Among the institutions which moved here according to the CIT plan were the VJTI and King George's School.

Demographics 
Matunga has a large population of South Indians especially, Tamil Brahmins, who have been residing here for several decades. An effect of this has been a good number of traditional south Indian temples and restaurants serving authentic South Indian dishes that can be found in the area. The number of Gujaratis has also been on the rise in recent years. One of the earliest Gujaratis to come to Matunga were from the Kapol community. They built the Kapol Hostel and Kapol Niwas in Matunga.

Matunga, having a predominantly Hindu population, also has a sizeable presence of Marathis, Bengalis and members of the Parsi community.

Culture 
Matunga has numerous temples, namely, the Astika Samajam, the South Indian Bhajan Samaj, Sri Sankara Matham, Sri Kanyaka Parmeshwari Temple, The Church of Mary, Help of Christians (also known as Don Bosco Church), the Jain temples in Kings Circle and the Marubai Temple.

There is also the Matunga Mosque which is an important place of worship for members of the Muslim community.

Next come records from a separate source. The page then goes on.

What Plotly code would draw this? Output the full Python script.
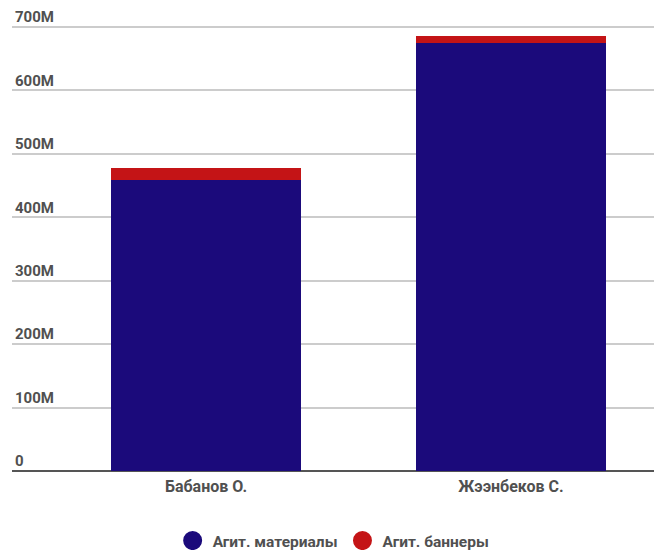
import plotly.graph_objects as go

categories = ["Бабанов О.", "Жээнбеков С."]
materials = [458e6, 674e6]
banners = [19.5e6, 11e6]
series_names = ["Агит. материалы", "Агит. баннеры"]
tick_vals = [0, 100e6, 200e6, 300e6, 400e6, 500e6, 600e6, 700e6]
tick_text = ["0", "100M", "200M", "300M", "400M", "500M", "600M", "700M"]

BLUE = "#1b0a7b"
RED = "#c41416"
FONT = "Roboto"
TXT = "#505050"

fig = go.Figure()
fig.add_trace(go.Bar(x=categories, y=materials, name=series_names[0], marker_color=BLUE,
                     marker_line_width=0, width=0.62, showlegend=False))
fig.add_trace(go.Bar(x=categories, y=banners, name=series_names[1], marker_color=RED,
                     marker_line_width=0, width=0.62, showlegend=False))
for nm, col in zip(series_names, [BLUE, RED]):
    fig.add_trace(go.Scatter(x=[None], y=[None], mode="markers", name=nm,
                             marker=dict(symbol="circle", size=16, color=col,
                                         line=dict(color=col, width=3))))

fig.update_layout(
    barmode="stack",
    width=654, height=550,
    margin=dict(l=12, r=0, t=20, b=75),
    paper_bgcolor="white", plot_bgcolor="white",
    font=dict(family=FONT, size=15, color=TXT, weight="bold"),
    legend=dict(orientation="h", traceorder="normal", x=0.501, xanchor="center",
                yref="container", y=9 / 550, yanchor="middle",
                font=dict(size=15.5, color=TXT, weight="bold"), itemwidth=30),
    xaxis=dict(range=[-0.636, 1.469], showgrid=False, showline=False,
               ticks="", automargin=False,
               tickfont=dict(size=16, color=TXT, weight="bold")),
    yaxis=dict(range=[-6.3e6, 711e6], tickvals=tick_vals, ticktext=tick_text,
               ticklabelposition="inside", ticklabelshift=-10, ticklabelstandoff=0,
               ticklabeloverflow="allow", automargin=False,
               showgrid=True, gridcolor="#cccccc", gridwidth=2,
               zeroline=True, zerolinecolor="#555555", zerolinewidth=2,
               showline=False, ticks="", tickfont=dict(size=15, color=TXT, weight="bold")),
)

fig.write_html("out.html", config={"displayModeBar": False},
               post_script="document.body.style.margin='0';")
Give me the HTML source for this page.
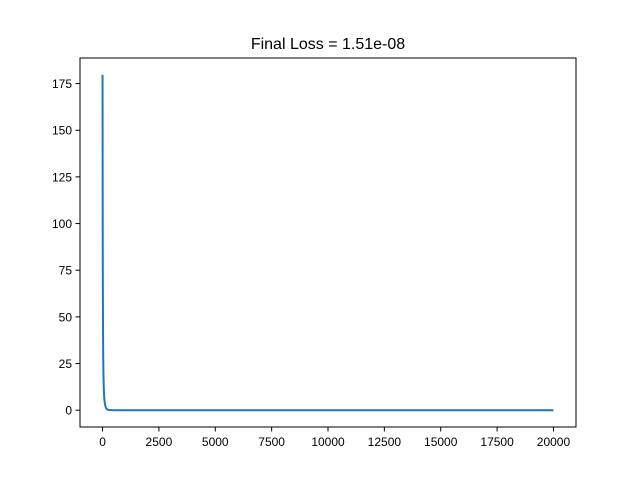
<!DOCTYPE html>
<html><head><meta charset="utf-8"><style>
body{margin:0;background:#fff;}
svg text{font-family:"Liberation Sans","DejaVu Sans",sans-serif;}
</style></head><body>
<svg id="chart" width="640" height="480" xmlns="http://www.w3.org/2000/svg">
<rect width="640" height="480" fill="#fff"/>
<text x="328" y="49" font-size="16" text-anchor="middle" fill="#000">Final Loss = 1.51e-08</text>
<g id="ticks"></g>
<path id="line" fill="none" stroke="#1f77b4" stroke-width="2" stroke-linejoin="round"/>
<rect x="80" y="58" width="496" height="369" fill="none" stroke="#000" stroke-width="1"/>
</svg>
<script>
const steps = [0, 5, 10, 20, 30, 40, 60, 80, 100, 130, 160, 200, 250, 300, 400, 600, 1000, 2000, 5000, 10000, 15000, 20000];
const losses = [179.7, 120, 80, 45, 28, 19, 10, 6, 3.8, 2.0, 1.1, 0.5, 0.2, 0.08, 0.02, 0.005, 0.001, 0.0001, 0.00001, 0.000001, 0.0000001, 0.0000000151];
const xTicks = [0, 2500, 5000, 7500, 10000, 12500, 15000, 17500, 20000];
const yTicks = [0, 25, 50, 75, 100, 125, 150, 175];
const X0=80, X1=576, Y0=58, Y1=427;
const xMin=-1000, xMax=21000, yMin=-9, yMax=188.7;
function xs(v){return X0+(v-xMin)/(xMax-xMin)*(X1-X0);}
function ys(v){return Y1-(v-yMin)/(yMax-yMin)*(Y1-Y0);}
const NS="http://www.w3.org/2000/svg";
const g=document.getElementById('ticks');
xTicks.forEach(t=>{
  const l=document.createElementNS(NS,'line');
  l.setAttribute('x1',xs(t));l.setAttribute('x2',xs(t));l.setAttribute('y1',Y1);l.setAttribute('y2',Y1+4.5);l.setAttribute('stroke','#000');
  
  
  g.appendChild(l);
  const tx=document.createElementNS(NS,'text');
  tx.setAttribute('x',xs(t));tx.setAttribute('y',Y1+19);tx.setAttribute('font-size','12');tx.setAttribute('text-anchor','middle');
  tx.textContent=t;
  
  
  g.appendChild(tx);
});
yTicks.forEach(t=>{
  const l=document.createElementNS(NS,'line');
  l.setAttribute('x1',X0-4.5);l.setAttribute('x2',X0);l.setAttribute('y1',ys(t));l.setAttribute('y2',ys(t));l.setAttribute('stroke','#000');
  
  
  g.appendChild(l);
  const tx=document.createElementNS(NS,'text');
  tx.setAttribute('x',X0-8);tx.setAttribute('y',ys(t)+4.5);tx.setAttribute('font-size','12');tx.setAttribute('text-anchor','end');
  tx.textContent=t;
  
  
  g.appendChild(tx);
});
document.getElementById('line').setAttribute('d',steps.map((s,i)=>(i?'L':'M')+xs(s).toFixed(2)+','+ys(losses[i]).toFixed(2)).join(' '));
</script>
</body></html>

The Shanmukhananda Auditorium and Mysore Auditorium, a major cultural centre lies on the border of Matunga and Sion. Matunga also houses multiple cultural centres, namely, the Mysore Association, the Gujarati Seva Mandal and the Karnataka Sangh Hall in Matunga West.

Matunga is known for its eateries serving south Indian food.

Ganesh Chaturthi is celebrated on a large scale in Matunga, with multiple Ganesh Mandals that are beautifully decorated during the 10 day festival.

Matunga market 

The Lal Bahadur Shastri Market in Matunga is the main market of Matunga, housing multiple shops and hawkers selling vegetables, clothes, jewellery and groceries. Matunga East does not house either a meat market or a fish market and the nearest shops for poultry and fish are in Matunga West, Wadala and Dadar.

The flower market of Matunga is famous for its South Indian essence and is quite well known in Mumbai.

Educational institutions 
The Veermata Jijabai Technological Institute (VJTI), Institute of Chemical Technology (erstwhile University Department of Chemical Technology), Guru Nanak Khalsa College, R.A. Podar College, Ramnarain Ruia College, and Welingkar Institute of Management are some of higher education institutions located in Matunga. These institutions are accredited by the National Assessment and Accreditation Council (NAAC).

Some of the other schools nearby are South Indian Education Society High School, J.B.Vacha School in Dadar Parsi Colony, and King George School nearby in Dadar, which is on the border of Matunga and Dadar.

In 1937, the general council of Salesians of Don Bosco approved a plan to buy  land in Matunga from the Bombay Municipal Corporation. The Corporation approved the sale on 16 July 1937. The Salesians bought the land for ₹229,160. The Don Bosco High School (formerly known as The Catholic Educational Institute) run by them was shifted from the rented premises at Tardeo to the new Don Bosco campus at Matunga.

Matunga boarding which was known as Shri Hirji Bhojraj & Sons KVO Jain Chhatralaya was established in 1915. This campus also houses Shishuvan school.

Sports facilities 
The Matunga Gymkhana and associated ground is a home for budding cricketers. Similarly, Matunga Gymkhana has facilities for Tennis, Squash, Swimming and Badminton. Indian Gymkhana in Matunga is a preferred venue for Cricket and Basketball training.

The Indian Gymkhana has facilities for basketball, swimming, tennis, badminton, cricket, etc.

The Don Bosco School has multiple facilities for football, cricket and basketball.